[Begin COLLECTED DATA]

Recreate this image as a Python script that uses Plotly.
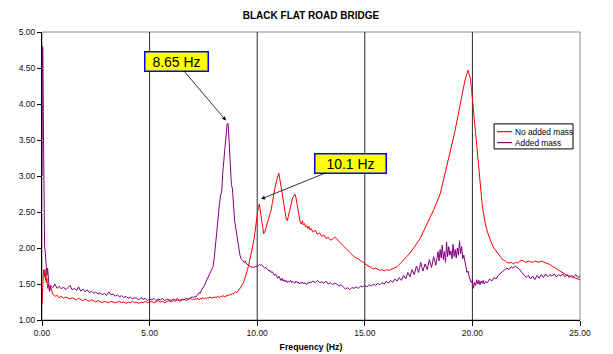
import numpy as np
import plotly.graph_objects as go

# ---- sample frequencies (Hz): dense near DC, then uniform segments ----
freq_low = [0.0, 0.02, 0.04, 0.06, 0.08, 0.10, 0.12, 0.14, 0.16, 0.18, 0.20, 0.23, 0.26, 0.30, 0.35, 0.40]
freq_segments = [(0.5, 7.0, 0.1), (7.05, 12.5, 0.05), (12.6, 18.4, 0.1), (18.45, 20.6, 0.05), (20.7, 25.0, 0.1)]

# ---- response amplitude, no added mass ----
no_mass_low = [1.22, 1.30, 1.48, 1.62, 1.70, 1.68, 1.60, 1.70, 1.55, 1.64, 1.52, 1.58, 1.44, 1.50, 1.40, 1.46]
no_mass_a = [1.36, 1.33, 1.34, 1.31, 1.33,
             1.30, 1.32, 1.31, 1.29, 1.31, 1.30, 1.28, 1.30, 1.28, 1.27,
             1.29, 1.27, 1.26, 1.28, 1.26, 1.25, 1.27, 1.25, 1.24, 1.26,
             1.25, 1.24, 1.26, 1.25, 1.24, 1.25, 1.26, 1.24, 1.25, 1.23,
             1.25, 1.24, 1.26, 1.24, 1.25, 1.23, 1.25, 1.24, 1.26, 1.24,
             1.25, 1.26, 1.24, 1.25, 1.27, 1.25, 1.26, 1.24, 1.26, 1.27,
             1.25, 1.27, 1.26, 1.28, 1.26, 1.27, 1.29, 1.27, 1.28, 1.30,
             1.28]
no_mass_b = [1.29, 1.28, 1.30, 1.29, 1.30, 1.28, 1.30, 1.29, 1.31, 1.30, 1.29, 1.31, 1.30, 1.31, 1.30, 1.32, 1.31, 1.30, 1.32,
             1.31, 1.32, 1.31, 1.33, 1.32, 1.31, 1.33, 1.32, 1.34, 1.33, 1.32, 1.34, 1.33, 1.35, 1.34, 1.36, 1.35, 1.37, 1.36, 1.38,
             1.39, 1.38, 1.40, 1.42, 1.43, 1.46, 1.49, 1.51, 1.55, 1.59, 1.64, 1.70, 1.76, 1.82, 1.88, 1.96, 2.04, 2.12, 2.24, 2.36,
             2.48, 2.56, 2.61, 2.52, 2.40, 2.28, 2.20, 2.22, 2.27, 2.31, 2.36, 2.41, 2.46, 2.53, 2.62, 2.72, 2.80, 2.88, 2.93, 2.99,
             3.04, 2.96, 2.86, 2.74, 2.64, 2.56, 2.47, 2.40, 2.38, 2.45, 2.52, 2.60, 2.66, 2.70, 2.72, 2.75, 2.70, 2.62, 2.52, 2.43,
             2.36, 2.33, 2.38, 2.32, 2.34, 2.29, 2.31, 2.27, 2.30, 2.25, 2.27]
no_mass_c = [2.22, 2.25, 2.19, 2.21,
             2.16, 2.18, 2.13, 2.15, 2.11, 2.12, 2.15, 2.13, 2.09, 2.06,
             2.03, 1.99, 1.96, 1.93, 1.91, 1.88, 1.86, 1.85, 1.82, 1.81,
             1.78, 1.76, 1.74, 1.73, 1.71, 1.72, 1.70, 1.69, 1.70, 1.68,
             1.70, 1.69, 1.70, 1.71, 1.73, 1.74, 1.77, 1.80, 1.83, 1.86,
             1.90, 1.93, 1.97, 2.01, 2.05, 2.10, 2.15, 2.21, 2.27, 2.33,
             2.40, 2.46, 2.53, 2.60, 2.67]
no_mass_d = [2.71, 2.75, 2.81, 2.87, 2.94, 3.00, 3.05, 3.11, 3.17, 3.24, 3.30,
             3.36, 3.43, 3.50, 3.57, 3.64, 3.72, 3.80, 3.88, 3.96, 4.05, 4.13, 4.20, 4.27, 4.32, 4.38, 4.42, 4.47, 4.41, 4.36, 4.24,
             4.08, 3.92, 3.74, 3.54, 3.36, 3.18, 3.02, 2.88, 2.74, 2.62, 2.51, 2.42, 2.34]
no_mass_e = [2.22, 2.13, 2.06,
             2.00, 1.96, 1.92, 1.88, 1.84, 1.83, 1.80, 1.79, 1.80, 1.78,
             1.80, 1.79, 1.82, 1.83, 1.82, 1.80, 1.82, 1.81, 1.80, 1.82,
             1.81, 1.80, 1.82, 1.81, 1.80, 1.79, 1.77, 1.75, 1.73, 1.71,
             1.69, 1.67, 1.65, 1.64, 1.62, 1.61, 1.60, 1.59, 1.58, 1.57,
             1.56]

# ---- response amplitude, added mass ----
added_mass_low = [3.00, 4.80, 4.78, 3.90, 2.70, 2.30, 2.02, 1.98, 1.90, 1.72, 1.75, 1.62, 1.72, 1.50, 1.40, 1.48]
added_mass_a = [1.45, 1.50, 1.44, 1.47, 1.43,
                1.46, 1.42, 1.45, 1.48, 1.42, 1.44, 1.41, 1.46, 1.40, 1.43,
                1.39, 1.42, 1.38, 1.40, 1.37, 1.39, 1.36, 1.38, 1.35, 1.37,
                1.34, 1.39, 1.35, 1.36, 1.33, 1.35, 1.32, 1.34, 1.31, 1.33,
                1.30, 1.32, 1.29, 1.31, 1.30, 1.28, 1.31, 1.29, 1.30, 1.27,
                1.29, 1.28, 1.30, 1.27, 1.29, 1.28, 1.30, 1.27, 1.29, 1.28,
                1.27, 1.29, 1.28, 1.30, 1.27, 1.29, 1.28, 1.30, 1.29, 1.31,
                1.32]
added_mass_b = [1.31, 1.33, 1.32, 1.35, 1.36, 1.38, 1.37, 1.41, 1.43, 1.46, 1.48, 1.52, 1.55, 1.58, 1.62, 1.63, 1.68, 1.71, 1.74,
                1.85, 2.02, 2.18, 2.38, 2.50, 2.62, 2.74, 2.78, 3.05, 3.25, 3.38, 3.62, 3.72, 3.73, 3.50, 3.12, 2.88, 2.82, 2.52, 2.38,
                2.28, 2.18, 2.05, 1.95, 1.90, 1.85, 1.84, 1.82, 1.80, 1.82, 1.78, 1.77, 1.76, 1.75, 1.74, 1.73, 1.74, 1.73, 1.74, 1.75,
                1.74, 1.76, 1.77, 1.76, 1.77, 1.75, 1.74, 1.72, 1.73, 1.71, 1.70, 1.68, 1.69, 1.66, 1.67, 1.64, 1.62, 1.64, 1.60, 1.58,
                1.61, 1.57, 1.55, 1.58, 1.54, 1.56, 1.53, 1.55, 1.52, 1.54, 1.53, 1.55, 1.52, 1.54, 1.53, 1.51, 1.54, 1.52, 1.53, 1.50,
                1.52, 1.51, 1.53, 1.50, 1.52, 1.51, 1.49, 1.52, 1.51, 1.53, 1.52]
added_mass_c = [1.54, 1.52, 1.55, 1.52,
                1.53, 1.51, 1.54, 1.50, 1.52, 1.49, 1.51, 1.50, 1.47, 1.49,
                1.46, 1.43, 1.45, 1.42, 1.45, 1.44, 1.46, 1.44, 1.47, 1.46,
                1.48, 1.46, 1.49, 1.47, 1.50, 1.48, 1.51, 1.49, 1.52, 1.50,
                1.54, 1.51, 1.55, 1.52, 1.57, 1.54, 1.59, 1.55, 1.62, 1.57,
                1.66, 1.60, 1.70, 1.63, 1.75, 1.66, 1.80, 1.68, 1.78, 1.70,
                1.84, 1.73, 1.88, 1.76, 1.95]
added_mass_d = [1.82, 1.98, 1.86, 2.04, 1.84, 1.95, 1.80, 2.08, 1.88, 2.02, 1.90,
                1.96, 1.85, 2.05, 1.88, 1.98, 1.86, 2.00, 1.90, 2.10, 1.92, 2.02, 1.85, 1.90, 1.78, 1.74, 1.66, 1.68, 1.60, 1.56, 1.52,
                1.55, 1.44, 1.52, 1.48, 1.56, 1.50, 1.55, 1.49, 1.54, 1.51, 1.55, 1.50, 1.53]
added_mass_e = [1.52, 1.57, 1.54,
                1.59, 1.57, 1.62, 1.65, 1.68, 1.70, 1.72, 1.70, 1.74, 1.72,
                1.75, 1.73, 1.70, 1.66, 1.63, 1.59, 1.62, 1.57, 1.61, 1.56,
                1.62, 1.58, 1.63, 1.59, 1.64, 1.60, 1.63, 1.61, 1.64, 1.60,
                1.63, 1.61, 1.64, 1.60, 1.63, 1.59, 1.62, 1.60, 1.63, 1.59,
                1.61]

x_ticks = [0, 5, 10, 15, 20, 25]
y_ticks = [1.0, 1.5, 2.0, 2.5, 3.0, 3.5, 4.0, 4.5, 5.0]

# ---- assemble the frequency axis ----
freq = list(freq_low)
for start, stop, step in freq_segments:
    n = int(round((stop - start) / step)) + 1
    freq += list(np.round(np.linspace(start, stop, n), 3))

no_mass = no_mass_low + no_mass_a + no_mass_b + no_mass_c + no_mass_d + no_mass_e
added_mass = added_mass_low + added_mass_a + added_mass_b + added_mass_c + added_mass_d + added_mass_e
assert len(freq) == len(no_mass) == len(added_mass), (len(freq), len(no_mass), len(added_mass))

FONT = "Arial, Liberation Sans, sans-serif"
RED = "#FF0000"
PURPLE = "#800080"

fig = go.Figure()
fig.add_trace(go.Scatter(x=freq, y=no_mass, mode="lines", name="No added mass",
                         line=dict(color=RED, width=1), showlegend=False))
fig.add_trace(go.Scatter(x=freq, y=added_mass, mode="lines", name="Added mass",
                         line=dict(color=PURPLE, width=1), showlegend=False))

# peak call-outs
callout = dict(showarrow=True, arrowhead=2, arrowsize=1, arrowwidth=0.8, arrowcolor="#000000",
               bgcolor="#FFFF00", bordercolor="#0000FF", borderwidth=1.5, borderpad=1,
               font=dict(family=FONT, size=14, color="#000000"), height=16)
fig.add_annotation(x=8.55, y=3.77, ax=-50, ay=-59, text="8.65 Hz", width=60, **callout)
fig.add_annotation(x=10.18, y=2.68, ax=89, ay=-36, text="10.1 Hz", width=68, **callout)

# plot frame: light grey border, black left/bottom axes
shapes = [dict(type="rect", xref="paper", yref="paper", x0=0, x1=1, y0=0, y1=1,
               line=dict(color="#8C8C8C", width=1), layer="below")]
for gx in x_ticks[1:-1]:
    shapes.append(dict(type="line", xref="x", yref="paper", x0=gx, x1=gx, y0=0, y1=1,
                       line=dict(color="#2A2A2A", width=1), layer="below"))

# legend box
lx0, lx1, ly0, ly1 = 0.8403, 0.987, 0.594, 0.681
shapes.append(dict(type="rect", xref="paper", yref="paper", x0=lx0, x1=lx1, y0=ly0, y1=ly1,
                   line=dict(color="#000000", width=1), fillcolor="#FFFFFF"))
legend_rows = [("No added mass", RED, 0.654), ("Added mass", PURPLE, 0.616)]
for label, color, ly in legend_rows:
    shapes.append(dict(type="line", xref="paper", yref="paper", x0=0.8459, x1=0.8737, y0=ly, y1=ly,
                       line=dict(color=color, width=1.2)))
    fig.add_annotation(xref="paper", yref="paper", x=0.8756, y=ly, xanchor="left", yanchor="middle",
                       text=label, showarrow=False, font=dict(family=FONT, size=8.3, color="#000000"))

fig.update_layout(
    width=613, height=354,
    margin=dict(l=41.5, r=33, t=32, b=34),
    paper_bgcolor="#FFFFFF", plot_bgcolor="#FFFFFF",
    shapes=shapes,
    title=dict(text="BLACK FLAT ROAD BRIDGE", x=0.5, xref="paper", y=1 - 15 / 354, yref="container",
               xanchor="center", yanchor="middle",
               font=dict(family=FONT, size=10, color="#000000", weight="bold")),
    xaxis=dict(range=[0, 25], tickvals=x_ticks, ticktext=[f"{v:.2f}" for v in x_ticks],
               automargin=False,
               showgrid=False, zeroline=False, showline=True, linecolor="#000000", linewidth=1,
               ticks="outside", ticklen=5, tickcolor="#000000", tickwidth=1,
               tickfont=dict(family=FONT, size=8.5, color="#111111"),
               title=dict(text="Frequency (Hz)", standoff=6,
                          font=dict(family=FONT, size=8.7, color="#000000", weight="bold"))),
    yaxis=dict(range=[1, 5], tickvals=y_ticks, ticktext=[f"{v:.2f}" for v in y_ticks],
               automargin=False,
               showgrid=False, zeroline=False, showline=True, linecolor="#000000", linewidth=1,
               ticks="outside", ticklen=4, tickcolor="#000000", tickwidth=1,
               tickfont=dict(family=FONT, size=8.5, color="#111111")),
)

fig.write_html("out.html")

[End COLLECTED DATA]

## WHAT TO WORK ON
Starting at the top of the listing above, please restate word for word each line up to and including the one that holds "import plotly.graph_objects as go", omitting every image.

## IN RESPONSE
Recreate this image as a Python script that uses Plotly.
import numpy as np
import plotly.graph_objects as go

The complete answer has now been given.